Ancora lavoratori, prevalentemente stranieri, sfruttati nelle campagne della piana di Sibari pagati un euro al giorno, minacciati e costretti ad una condizione di semi schiavitù. Quello del 25 gennaio scorso è in ordine di cronaca solo l’ultimo caso denunciato dalla Guardia di Finanza della provincia di Cosenza nel corso di controlli per contrastare il fenomeno del caporalato e della intermediazione illecita di manodopera.
«Ci chiediamo – commenta il responsabile nazionale delle Acli per l’Immigrazione, Antonio Russo – per quanto tempo ancora dovremo assistere al ripetersi di un fenomeno che nutre i circuiti della malavita organizzata e dell’illegalità offendendo la dignità umana e del lavoro. Quali e quante responsabilità si sommano tra chi lucra sulla vita dei lavoratori e chi si trincera dietro imbarazzanti “non immaginavo o non sapevo”.

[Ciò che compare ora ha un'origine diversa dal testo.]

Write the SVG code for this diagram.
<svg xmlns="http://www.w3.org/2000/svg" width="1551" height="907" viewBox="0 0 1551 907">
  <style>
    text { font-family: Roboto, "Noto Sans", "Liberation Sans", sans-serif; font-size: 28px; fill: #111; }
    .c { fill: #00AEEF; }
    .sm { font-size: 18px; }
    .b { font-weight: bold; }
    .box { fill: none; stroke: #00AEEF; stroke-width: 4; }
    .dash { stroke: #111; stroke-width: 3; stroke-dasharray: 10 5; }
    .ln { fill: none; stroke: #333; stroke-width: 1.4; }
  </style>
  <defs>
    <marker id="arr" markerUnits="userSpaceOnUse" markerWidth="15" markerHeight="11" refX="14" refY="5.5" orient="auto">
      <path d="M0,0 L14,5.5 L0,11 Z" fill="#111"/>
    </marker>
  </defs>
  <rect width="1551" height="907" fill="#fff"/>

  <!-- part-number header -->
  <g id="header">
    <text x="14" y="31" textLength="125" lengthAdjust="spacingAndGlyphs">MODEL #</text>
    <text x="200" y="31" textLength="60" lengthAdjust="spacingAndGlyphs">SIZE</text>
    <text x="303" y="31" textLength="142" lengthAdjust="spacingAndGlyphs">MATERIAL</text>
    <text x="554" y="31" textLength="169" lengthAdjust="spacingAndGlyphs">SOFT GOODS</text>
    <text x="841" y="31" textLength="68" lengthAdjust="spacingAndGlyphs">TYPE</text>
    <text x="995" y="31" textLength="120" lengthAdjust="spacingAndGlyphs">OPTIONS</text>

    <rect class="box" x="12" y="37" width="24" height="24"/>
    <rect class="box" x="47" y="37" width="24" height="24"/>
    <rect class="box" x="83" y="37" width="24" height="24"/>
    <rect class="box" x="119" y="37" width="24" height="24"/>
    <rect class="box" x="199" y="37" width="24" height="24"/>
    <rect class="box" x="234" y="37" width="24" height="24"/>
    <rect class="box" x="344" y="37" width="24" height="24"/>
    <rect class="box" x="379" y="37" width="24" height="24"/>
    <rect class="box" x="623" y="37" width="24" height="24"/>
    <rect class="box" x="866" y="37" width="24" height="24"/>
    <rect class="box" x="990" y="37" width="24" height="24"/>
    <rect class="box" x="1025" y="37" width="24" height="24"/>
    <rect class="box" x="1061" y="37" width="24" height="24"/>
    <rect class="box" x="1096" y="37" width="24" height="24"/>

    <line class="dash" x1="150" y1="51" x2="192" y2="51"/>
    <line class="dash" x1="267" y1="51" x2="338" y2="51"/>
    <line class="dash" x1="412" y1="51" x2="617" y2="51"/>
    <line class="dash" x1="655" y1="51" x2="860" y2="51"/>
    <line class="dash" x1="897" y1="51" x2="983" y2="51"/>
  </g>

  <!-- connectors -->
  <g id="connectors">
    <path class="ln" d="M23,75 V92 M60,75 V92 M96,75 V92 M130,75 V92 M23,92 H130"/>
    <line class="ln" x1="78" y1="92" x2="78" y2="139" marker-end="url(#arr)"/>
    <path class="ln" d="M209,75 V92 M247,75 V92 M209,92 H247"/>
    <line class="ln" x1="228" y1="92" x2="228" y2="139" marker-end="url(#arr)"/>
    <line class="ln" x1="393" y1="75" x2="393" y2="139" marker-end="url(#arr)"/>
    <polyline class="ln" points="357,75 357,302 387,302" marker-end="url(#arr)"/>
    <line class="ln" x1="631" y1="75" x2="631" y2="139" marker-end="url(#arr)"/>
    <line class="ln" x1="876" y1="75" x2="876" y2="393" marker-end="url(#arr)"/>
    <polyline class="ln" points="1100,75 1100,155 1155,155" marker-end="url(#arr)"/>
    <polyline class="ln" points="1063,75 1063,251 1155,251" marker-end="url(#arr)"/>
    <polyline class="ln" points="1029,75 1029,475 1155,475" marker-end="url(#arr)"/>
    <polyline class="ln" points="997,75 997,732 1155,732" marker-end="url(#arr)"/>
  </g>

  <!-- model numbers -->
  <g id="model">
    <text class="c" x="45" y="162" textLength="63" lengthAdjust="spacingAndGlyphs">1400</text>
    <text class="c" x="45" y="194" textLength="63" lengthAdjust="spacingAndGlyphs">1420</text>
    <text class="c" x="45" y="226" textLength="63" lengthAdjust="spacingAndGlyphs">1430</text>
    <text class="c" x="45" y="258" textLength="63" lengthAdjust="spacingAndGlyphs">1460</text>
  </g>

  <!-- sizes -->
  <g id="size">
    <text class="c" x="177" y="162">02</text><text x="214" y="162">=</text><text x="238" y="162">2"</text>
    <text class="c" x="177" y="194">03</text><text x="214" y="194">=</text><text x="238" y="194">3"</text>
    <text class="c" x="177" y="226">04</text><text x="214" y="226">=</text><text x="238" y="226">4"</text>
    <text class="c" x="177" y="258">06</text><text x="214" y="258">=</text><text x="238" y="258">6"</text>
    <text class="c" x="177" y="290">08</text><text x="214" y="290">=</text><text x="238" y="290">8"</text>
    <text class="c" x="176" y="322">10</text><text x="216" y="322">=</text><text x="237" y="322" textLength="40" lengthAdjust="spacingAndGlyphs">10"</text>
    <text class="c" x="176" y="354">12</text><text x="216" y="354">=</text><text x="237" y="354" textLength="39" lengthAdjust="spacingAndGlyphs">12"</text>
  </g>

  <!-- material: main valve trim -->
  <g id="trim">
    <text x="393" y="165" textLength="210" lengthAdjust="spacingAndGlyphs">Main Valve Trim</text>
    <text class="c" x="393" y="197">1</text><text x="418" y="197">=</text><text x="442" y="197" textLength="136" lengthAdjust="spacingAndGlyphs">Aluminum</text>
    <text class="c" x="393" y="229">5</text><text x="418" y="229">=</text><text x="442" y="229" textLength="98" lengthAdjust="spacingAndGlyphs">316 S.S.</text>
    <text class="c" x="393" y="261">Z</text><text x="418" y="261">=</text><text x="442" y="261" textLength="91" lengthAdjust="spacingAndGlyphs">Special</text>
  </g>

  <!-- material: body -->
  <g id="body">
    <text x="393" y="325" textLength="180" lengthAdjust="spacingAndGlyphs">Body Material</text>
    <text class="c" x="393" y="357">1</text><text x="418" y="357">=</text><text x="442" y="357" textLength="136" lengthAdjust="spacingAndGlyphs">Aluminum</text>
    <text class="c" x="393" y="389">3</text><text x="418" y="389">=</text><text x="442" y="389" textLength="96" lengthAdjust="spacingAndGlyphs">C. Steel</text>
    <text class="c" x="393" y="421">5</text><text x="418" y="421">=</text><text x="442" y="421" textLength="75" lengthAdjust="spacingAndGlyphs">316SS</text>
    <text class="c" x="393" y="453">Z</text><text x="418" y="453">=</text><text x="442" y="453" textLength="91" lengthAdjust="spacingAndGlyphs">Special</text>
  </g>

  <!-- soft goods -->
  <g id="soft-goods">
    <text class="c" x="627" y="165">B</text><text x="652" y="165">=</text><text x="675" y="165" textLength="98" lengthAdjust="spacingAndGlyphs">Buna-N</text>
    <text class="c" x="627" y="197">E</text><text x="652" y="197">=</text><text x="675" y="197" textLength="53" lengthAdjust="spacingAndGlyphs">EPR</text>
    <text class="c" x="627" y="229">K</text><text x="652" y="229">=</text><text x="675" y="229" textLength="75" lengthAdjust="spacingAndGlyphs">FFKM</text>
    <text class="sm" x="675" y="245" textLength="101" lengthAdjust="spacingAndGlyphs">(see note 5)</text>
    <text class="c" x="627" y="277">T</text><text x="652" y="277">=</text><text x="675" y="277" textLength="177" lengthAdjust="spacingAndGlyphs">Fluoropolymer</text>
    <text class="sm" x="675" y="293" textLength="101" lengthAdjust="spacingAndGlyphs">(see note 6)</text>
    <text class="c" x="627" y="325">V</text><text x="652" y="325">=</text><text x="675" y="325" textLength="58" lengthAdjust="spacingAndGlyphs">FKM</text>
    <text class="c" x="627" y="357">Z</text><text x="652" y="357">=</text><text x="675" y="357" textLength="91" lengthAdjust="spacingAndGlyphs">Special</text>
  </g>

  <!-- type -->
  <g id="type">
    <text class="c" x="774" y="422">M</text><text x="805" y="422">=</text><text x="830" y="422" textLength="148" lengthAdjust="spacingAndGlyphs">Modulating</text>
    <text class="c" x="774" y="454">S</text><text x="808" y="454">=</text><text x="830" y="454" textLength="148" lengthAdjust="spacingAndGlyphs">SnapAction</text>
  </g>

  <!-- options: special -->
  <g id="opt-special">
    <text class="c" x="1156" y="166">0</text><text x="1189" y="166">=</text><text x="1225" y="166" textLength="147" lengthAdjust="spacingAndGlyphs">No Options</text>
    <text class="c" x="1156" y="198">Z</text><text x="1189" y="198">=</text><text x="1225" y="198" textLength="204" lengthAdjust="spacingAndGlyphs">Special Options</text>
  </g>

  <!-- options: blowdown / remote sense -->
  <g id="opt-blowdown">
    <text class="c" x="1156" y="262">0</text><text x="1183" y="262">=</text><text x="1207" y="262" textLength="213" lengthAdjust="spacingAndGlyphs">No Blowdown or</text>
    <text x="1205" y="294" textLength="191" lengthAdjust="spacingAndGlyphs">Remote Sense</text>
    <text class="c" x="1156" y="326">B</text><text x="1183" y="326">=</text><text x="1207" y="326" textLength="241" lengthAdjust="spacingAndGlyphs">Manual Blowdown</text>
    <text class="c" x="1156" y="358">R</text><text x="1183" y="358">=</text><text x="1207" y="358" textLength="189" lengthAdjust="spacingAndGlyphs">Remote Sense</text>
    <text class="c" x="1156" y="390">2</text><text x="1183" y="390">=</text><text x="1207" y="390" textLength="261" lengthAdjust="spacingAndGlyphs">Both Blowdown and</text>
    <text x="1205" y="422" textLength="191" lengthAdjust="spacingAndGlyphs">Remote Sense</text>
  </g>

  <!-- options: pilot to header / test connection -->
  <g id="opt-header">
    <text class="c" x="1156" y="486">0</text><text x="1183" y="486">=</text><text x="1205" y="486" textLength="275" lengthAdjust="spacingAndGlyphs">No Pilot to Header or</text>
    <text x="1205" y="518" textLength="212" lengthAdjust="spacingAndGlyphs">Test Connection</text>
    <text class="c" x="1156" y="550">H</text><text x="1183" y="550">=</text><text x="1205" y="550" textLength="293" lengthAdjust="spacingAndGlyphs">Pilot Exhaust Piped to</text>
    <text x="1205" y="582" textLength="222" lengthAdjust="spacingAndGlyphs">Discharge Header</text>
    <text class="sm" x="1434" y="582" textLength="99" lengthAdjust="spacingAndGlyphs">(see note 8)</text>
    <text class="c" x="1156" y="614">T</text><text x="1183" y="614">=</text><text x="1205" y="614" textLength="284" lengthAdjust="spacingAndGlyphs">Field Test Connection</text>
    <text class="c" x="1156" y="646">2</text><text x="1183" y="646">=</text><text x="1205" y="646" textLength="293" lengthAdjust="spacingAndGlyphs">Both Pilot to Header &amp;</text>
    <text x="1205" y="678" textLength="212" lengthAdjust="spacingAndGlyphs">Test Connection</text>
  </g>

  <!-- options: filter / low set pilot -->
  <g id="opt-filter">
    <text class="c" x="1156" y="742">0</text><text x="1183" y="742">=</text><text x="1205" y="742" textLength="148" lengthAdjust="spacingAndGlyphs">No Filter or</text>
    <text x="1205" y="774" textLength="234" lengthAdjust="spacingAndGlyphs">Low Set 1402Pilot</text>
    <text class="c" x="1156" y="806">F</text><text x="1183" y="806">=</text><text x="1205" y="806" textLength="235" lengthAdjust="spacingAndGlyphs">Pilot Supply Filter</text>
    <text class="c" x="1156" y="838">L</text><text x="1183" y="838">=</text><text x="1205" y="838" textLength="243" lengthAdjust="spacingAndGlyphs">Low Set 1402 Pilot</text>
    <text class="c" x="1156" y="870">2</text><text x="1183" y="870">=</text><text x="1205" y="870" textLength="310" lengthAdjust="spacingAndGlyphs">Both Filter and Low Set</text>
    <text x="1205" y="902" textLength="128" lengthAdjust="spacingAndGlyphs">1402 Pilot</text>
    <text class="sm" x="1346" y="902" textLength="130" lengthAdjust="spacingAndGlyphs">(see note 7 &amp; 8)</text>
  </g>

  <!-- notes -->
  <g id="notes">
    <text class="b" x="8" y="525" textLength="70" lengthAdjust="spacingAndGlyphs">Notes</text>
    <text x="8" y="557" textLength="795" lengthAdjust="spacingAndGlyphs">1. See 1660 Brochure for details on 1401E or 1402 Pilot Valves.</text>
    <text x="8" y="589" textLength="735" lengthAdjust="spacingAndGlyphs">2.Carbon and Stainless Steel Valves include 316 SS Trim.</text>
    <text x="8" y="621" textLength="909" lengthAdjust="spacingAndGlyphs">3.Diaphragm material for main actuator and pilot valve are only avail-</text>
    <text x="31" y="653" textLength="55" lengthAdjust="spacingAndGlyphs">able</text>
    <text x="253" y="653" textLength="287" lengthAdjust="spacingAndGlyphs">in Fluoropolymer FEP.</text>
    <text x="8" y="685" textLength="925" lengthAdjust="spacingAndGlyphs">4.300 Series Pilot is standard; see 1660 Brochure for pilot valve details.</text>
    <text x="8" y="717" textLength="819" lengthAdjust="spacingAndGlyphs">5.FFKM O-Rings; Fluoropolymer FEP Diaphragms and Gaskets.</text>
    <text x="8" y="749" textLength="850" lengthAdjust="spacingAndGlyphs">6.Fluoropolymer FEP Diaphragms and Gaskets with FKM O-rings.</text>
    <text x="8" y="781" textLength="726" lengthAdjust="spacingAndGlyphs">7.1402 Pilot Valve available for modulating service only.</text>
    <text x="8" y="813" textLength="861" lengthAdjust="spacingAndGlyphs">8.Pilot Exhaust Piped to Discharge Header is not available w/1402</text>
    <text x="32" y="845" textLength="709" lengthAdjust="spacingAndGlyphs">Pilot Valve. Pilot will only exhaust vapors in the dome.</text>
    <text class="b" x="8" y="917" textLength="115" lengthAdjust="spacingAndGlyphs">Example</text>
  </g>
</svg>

Certo – continua Russo – se il legislatore sostituisse le quote di ingresso con un regolare permesso di soggiorno per ricerca lavoro, già faremmo un apprezzabile passo avanti. Attraverso questo provvedimento, oltre ad infliggere un duro colpo ai caporali, si favorirebbe l’emersione del lavoro irregolare con tutto ciò che questo ne conseguirebbe.
Mettere fine alla piaga del caporalato – conclude il responsabile delle Acli per l’Immigrazione – è senz’altro prima che un dovere una scelta di civiltà in una fase storica in cui, a seconda delle situazioni, i diritti umani appaiono declassati al rango di mere scelte facoltative».